- Brief:
Copy every line, leaving nothing out and adding nothing.
((
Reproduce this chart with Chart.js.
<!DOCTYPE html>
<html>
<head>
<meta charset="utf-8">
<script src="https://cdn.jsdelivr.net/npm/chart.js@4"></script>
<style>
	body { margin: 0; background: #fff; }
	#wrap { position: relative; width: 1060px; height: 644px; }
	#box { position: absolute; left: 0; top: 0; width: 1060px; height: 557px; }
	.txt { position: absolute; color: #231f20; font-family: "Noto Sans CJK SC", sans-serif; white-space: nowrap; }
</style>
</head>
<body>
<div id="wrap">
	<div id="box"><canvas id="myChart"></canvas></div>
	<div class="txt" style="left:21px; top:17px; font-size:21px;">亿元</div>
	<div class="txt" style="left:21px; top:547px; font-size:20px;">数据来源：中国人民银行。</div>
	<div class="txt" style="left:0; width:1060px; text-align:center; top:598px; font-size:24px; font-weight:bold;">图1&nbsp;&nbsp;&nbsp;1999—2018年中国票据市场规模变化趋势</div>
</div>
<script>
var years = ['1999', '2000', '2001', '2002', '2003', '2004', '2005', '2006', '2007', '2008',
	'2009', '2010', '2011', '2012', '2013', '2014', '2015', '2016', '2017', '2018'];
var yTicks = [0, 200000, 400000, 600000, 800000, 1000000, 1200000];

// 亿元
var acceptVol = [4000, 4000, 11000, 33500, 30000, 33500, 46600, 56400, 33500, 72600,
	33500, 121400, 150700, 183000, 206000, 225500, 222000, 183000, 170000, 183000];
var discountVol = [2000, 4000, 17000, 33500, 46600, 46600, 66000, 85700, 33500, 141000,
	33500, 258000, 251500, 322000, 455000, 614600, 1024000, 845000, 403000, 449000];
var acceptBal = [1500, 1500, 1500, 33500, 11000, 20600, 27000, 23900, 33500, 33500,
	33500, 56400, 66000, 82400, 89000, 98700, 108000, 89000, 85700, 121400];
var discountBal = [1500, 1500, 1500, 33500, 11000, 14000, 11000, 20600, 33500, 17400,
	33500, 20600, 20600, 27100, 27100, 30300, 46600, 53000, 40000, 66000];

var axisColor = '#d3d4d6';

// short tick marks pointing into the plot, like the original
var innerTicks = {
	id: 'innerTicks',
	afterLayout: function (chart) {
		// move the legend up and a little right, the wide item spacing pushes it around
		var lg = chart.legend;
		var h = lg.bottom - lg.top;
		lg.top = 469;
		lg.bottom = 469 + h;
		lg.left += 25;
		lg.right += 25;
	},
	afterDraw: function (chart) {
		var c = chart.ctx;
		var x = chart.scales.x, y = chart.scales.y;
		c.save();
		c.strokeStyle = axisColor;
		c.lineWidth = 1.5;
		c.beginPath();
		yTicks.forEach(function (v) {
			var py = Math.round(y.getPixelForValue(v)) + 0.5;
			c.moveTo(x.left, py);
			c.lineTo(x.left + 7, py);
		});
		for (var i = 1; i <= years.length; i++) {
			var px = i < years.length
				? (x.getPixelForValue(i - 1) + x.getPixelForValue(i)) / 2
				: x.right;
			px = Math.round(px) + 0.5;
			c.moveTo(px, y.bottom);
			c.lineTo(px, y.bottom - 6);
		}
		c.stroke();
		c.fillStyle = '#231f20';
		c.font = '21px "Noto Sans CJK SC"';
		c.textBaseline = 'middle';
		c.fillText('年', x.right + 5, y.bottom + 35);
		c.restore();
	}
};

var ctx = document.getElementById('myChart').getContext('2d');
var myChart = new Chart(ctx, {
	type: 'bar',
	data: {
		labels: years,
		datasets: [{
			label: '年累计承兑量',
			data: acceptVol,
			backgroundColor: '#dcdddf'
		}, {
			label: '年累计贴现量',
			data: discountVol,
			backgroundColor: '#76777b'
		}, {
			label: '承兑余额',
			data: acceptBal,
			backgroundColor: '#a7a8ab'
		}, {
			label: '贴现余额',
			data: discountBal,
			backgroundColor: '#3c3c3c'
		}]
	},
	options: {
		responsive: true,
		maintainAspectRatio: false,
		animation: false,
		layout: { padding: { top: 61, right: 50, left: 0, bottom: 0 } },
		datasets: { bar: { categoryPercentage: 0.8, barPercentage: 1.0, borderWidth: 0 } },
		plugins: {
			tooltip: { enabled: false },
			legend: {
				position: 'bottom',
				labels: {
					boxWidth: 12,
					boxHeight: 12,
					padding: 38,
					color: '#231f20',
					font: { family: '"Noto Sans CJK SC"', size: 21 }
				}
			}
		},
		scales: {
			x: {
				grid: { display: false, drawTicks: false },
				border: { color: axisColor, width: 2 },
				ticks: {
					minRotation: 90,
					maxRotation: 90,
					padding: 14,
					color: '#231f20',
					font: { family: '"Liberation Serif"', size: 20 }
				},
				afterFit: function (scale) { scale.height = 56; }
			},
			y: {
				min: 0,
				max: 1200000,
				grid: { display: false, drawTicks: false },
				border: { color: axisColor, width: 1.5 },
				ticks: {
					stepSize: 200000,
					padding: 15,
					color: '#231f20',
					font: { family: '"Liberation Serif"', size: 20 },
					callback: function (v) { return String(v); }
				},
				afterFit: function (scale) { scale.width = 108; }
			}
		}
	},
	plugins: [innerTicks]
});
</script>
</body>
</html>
))
- Exercise output:
Reproduce this chart with Chart.js.
<!DOCTYPE html>
<html>
<head>
<meta charset="utf-8">
<script src="https://cdn.jsdelivr.net/npm/chart.js@4"></script>
<style>
	body { margin: 0; background: #fff; }
	#wrap { position: relative; width: 1060px; height: 644px; }
	#box { position: absolute; left: 0; top: 0; width: 1060px; height: 557px; }
	.txt { position: absolute; color: #231f20; font-family: "Noto Sans CJK SC", sans-serif; white-space: nowrap; }
</style>
</head>
<body>
<div id="wrap">
	<div id="box"><canvas id="myChart"></canvas></div>
	<div class="txt" style="left:21px; top:17px; font-size:21px;">亿元</div>
	<div class="txt" style="left:21px; top:547px; font-size:20px;">数据来源：中国人民银行。</div>
	<div class="txt" style="left:0; width:1060px; text-align:center; top:598px; font-size:24px; font-weight:bold;">图1&nbsp;&nbsp;&nbsp;1999—2018年中国票据市场规模变化趋势</div>
</div>
<script>
var years = ['1999', '2000', '2001', '2002', '2003', '2004', '2005', '2006', '2007', '2008',
	'2009', '2010', '2011', '2012', '2013', '2014', '2015', '2016', '2017', '2018'];
var yTicks = [0, 200000, 400000, 600000, 800000, 1000000, 1200000];

// 亿元
var acceptVol = [4000, 4000, 11000, 33500, 30000, 33500, 46600, 56400, 33500, 72600,
	33500, 121400, 150700, 183000, 206000, 225500, 222000, 183000, 170000, 183000];
var discountVol = [2000, 4000, 17000, 33500, 46600, 46600, 66000, 85700, 33500, 141000,
	33500, 258000, 251500, 322000, 455000, 614600, 1024000, 845000, 403000, 449000];
var acceptBal = [1500, 1500, 1500, 33500, 11000, 20600, 27000, 23900, 33500, 33500,
	33500, 56400, 66000, 82400, 89000, 98700, 108000, 89000, 85700, 121400];
var discountBal = [1500, 1500, 1500, 33500, 11000, 14000, 11000, 20600, 33500, 17400,
	33500, 20600, 20600, 27100, 27100, 30300, 46600, 53000, 40000, 66000];

var axisColor = '#d3d4d6';

// short tick marks pointing into the plot, like the original
var innerTicks = {
	id: 'innerTicks',
	afterLayout: function (chart) {
		// move the legend up and a little right, the wide item spacing pushes it around
		var lg = chart.legend;
		var h = lg.bottom - lg.top;
		lg.top = 469;
		lg.bottom = 469 + h;
		lg.left += 25;
		lg.right += 25;
	},
	afterDraw: function (chart) {
		var c = chart.ctx;
		var x = chart.scales.x, y = chart.scales.y;
		c.save();
		c.strokeStyle = axisColor;
		c.lineWidth = 1.5;
		c.beginPath();
		yTicks.forEach(function (v) {
			var py = Math.round(y.getPixelForValue(v)) + 0.5;
			c.moveTo(x.left, py);
			c.lineTo(x.left + 7, py);
		});
		for (var i = 1; i <= years.length; i++) {
			var px = i < years.length
				? (x.getPixelForValue(i - 1) + x.getPixelForValue(i)) / 2
				: x.right;
			px = Math.round(px) + 0.5;
			c.moveTo(px, y.bottom);
			c.lineTo(px, y.bottom - 6);
		}
		c.stroke();
		c.fillStyle = '#231f20';
		c.font = '21px "Noto Sans CJK SC"';
		c.textBaseline = 'middle';
		c.fillText('年', x.right + 5, y.bottom + 35);
		c.restore();
	}
};

var ctx = document.getElementById('myChart').getContext('2d');
var myChart = new Chart(ctx, {
	type: 'bar',
	data: {
		labels: years,
		datasets: [{
			label: '年累计承兑量',
			data: acceptVol,
			backgroundColor: '#dcdddf'
		}, {
			label: '年累计贴现量',
			data: discountVol,
			backgroundColor: '#76777b'
		}, {
			label: '承兑余额',
			data: acceptBal,
			backgroundColor: '#a7a8ab'
		}, {
			label: '贴现余额',
			data: discountBal,
			backgroundColor: '#3c3c3c'
		}]
	},
	options: {
		responsive: true,
		maintainAspectRatio: false,
		animation: false,
		layout: { padding: { top: 61, right: 50, left: 0, bottom: 0 } },
		datasets: { bar: { categoryPercentage: 0.8, barPercentage: 1.0, borderWidth: 0 } },
		plugins: {
			tooltip: { enabled: false },
			legend: {
				position: 'bottom',
				labels: {
					boxWidth: 12,
					boxHeight: 12,
					padding: 38,
					color: '#231f20',
					font: { family: '"Noto Sans CJK SC"', size: 21 }
				}
			}
		},
		scales: {
			x: {
				grid: { display: false, drawTicks: false },
				border: { color: axisColor, width: 2 },
				ticks: {
					minRotation: 90,
					maxRotation: 90,
					padding: 14,
					color: '#231f20',
					font: { family: '"Liberation Serif"', size: 20 }
				},
				afterFit: function (scale) { scale.height = 56; }
			},
			y: {
				min: 0,
				max: 1200000,
				grid: { display: false, drawTicks: false },
				border: { color: axisColor, width: 1.5 },
				ticks: {
					stepSize: 200000,
					padding: 15,
					color: '#231f20',
					font: { family: '"Liberation Serif"', size: 20 },
					callback: function (v) { return String(v); }
				},
				afterFit: function (scale) { scale.width = 108; }
			}
		}
	},
	plugins: [innerTicks]
});
</script>
</body>
</html>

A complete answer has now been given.